- _DATA EXTRACT_
◆ ◆ ◆ ◆ ◆ ◆ ◆

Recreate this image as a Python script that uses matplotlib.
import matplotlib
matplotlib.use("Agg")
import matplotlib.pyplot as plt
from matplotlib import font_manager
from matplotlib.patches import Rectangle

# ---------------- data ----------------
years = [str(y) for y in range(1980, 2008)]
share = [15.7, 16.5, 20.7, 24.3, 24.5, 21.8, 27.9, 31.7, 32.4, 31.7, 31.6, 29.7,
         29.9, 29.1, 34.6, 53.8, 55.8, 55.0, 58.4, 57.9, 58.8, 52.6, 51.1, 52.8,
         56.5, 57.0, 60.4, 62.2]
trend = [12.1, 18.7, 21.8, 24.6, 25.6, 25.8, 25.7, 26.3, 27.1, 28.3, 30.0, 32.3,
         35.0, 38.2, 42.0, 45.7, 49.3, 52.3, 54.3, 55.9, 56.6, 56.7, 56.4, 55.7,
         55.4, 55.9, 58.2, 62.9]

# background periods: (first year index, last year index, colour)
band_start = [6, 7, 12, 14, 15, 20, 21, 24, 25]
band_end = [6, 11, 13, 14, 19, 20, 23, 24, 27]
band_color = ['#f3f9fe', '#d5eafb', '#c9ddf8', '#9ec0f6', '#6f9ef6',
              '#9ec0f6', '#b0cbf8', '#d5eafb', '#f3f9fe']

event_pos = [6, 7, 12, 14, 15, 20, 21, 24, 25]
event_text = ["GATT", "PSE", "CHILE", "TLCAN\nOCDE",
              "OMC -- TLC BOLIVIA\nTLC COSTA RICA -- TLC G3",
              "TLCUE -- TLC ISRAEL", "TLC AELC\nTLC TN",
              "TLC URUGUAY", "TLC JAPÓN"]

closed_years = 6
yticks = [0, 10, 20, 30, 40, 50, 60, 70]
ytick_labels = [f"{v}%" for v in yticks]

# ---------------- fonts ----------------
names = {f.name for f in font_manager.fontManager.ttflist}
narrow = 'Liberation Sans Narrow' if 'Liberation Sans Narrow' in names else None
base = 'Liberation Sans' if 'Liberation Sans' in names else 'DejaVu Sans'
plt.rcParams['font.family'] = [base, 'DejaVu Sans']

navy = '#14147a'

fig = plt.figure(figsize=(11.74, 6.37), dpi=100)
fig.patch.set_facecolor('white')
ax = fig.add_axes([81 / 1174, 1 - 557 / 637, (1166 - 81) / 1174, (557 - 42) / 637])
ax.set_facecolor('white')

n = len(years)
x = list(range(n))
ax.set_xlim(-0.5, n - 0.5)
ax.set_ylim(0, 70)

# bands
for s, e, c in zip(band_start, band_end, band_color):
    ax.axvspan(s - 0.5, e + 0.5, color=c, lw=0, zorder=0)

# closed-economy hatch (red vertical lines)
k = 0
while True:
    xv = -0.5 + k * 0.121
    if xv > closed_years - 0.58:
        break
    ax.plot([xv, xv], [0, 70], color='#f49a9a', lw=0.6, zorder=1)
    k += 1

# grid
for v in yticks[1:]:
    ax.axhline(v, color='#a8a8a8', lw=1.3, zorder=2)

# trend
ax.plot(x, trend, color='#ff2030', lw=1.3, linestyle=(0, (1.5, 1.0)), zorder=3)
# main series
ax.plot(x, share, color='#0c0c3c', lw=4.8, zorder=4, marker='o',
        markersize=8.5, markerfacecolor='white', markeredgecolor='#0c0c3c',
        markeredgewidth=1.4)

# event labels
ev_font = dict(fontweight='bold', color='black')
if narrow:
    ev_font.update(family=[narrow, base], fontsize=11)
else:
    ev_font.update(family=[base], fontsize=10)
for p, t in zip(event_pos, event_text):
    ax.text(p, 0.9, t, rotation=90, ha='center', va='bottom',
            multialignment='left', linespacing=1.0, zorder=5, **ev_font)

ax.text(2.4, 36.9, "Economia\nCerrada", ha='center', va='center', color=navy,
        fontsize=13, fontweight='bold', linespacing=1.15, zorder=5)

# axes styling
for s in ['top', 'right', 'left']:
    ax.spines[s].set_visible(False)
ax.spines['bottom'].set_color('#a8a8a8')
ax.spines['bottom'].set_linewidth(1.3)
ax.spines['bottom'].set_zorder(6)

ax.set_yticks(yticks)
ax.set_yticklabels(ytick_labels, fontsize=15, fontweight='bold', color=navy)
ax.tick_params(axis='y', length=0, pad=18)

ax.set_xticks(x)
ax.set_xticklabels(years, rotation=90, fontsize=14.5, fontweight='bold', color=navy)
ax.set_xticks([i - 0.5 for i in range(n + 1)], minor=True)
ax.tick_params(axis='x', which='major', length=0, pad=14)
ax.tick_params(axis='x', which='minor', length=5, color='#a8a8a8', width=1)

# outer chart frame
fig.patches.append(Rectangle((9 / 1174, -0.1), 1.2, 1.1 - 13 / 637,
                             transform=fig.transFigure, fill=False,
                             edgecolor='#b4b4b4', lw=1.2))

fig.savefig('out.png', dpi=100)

◆ ◆ ◆ ◆ ◆ ◆ ◆

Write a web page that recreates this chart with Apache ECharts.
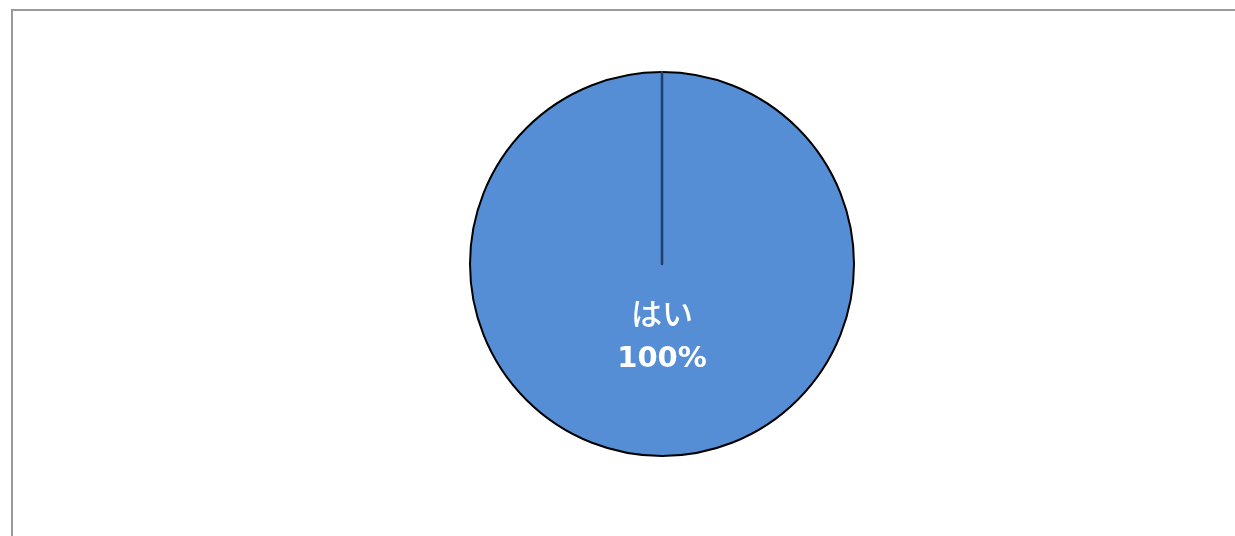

◆ ◆ ◆ ◆ ◆ ◆ ◆

- _STATED EXERCISE_
The lines to extract from the data above begin with the line containing "Recreate this image" and end with the line containing "from matplotlib.patches import Rectangle". Extract them exactly, including both.

- _ANSWER_
Recreate this image as a Python script that uses matplotlib.
import matplotlib
matplotlib.use("Agg")
import matplotlib.pyplot as plt
from matplotlib import font_manager
from matplotlib.patches import Rectangle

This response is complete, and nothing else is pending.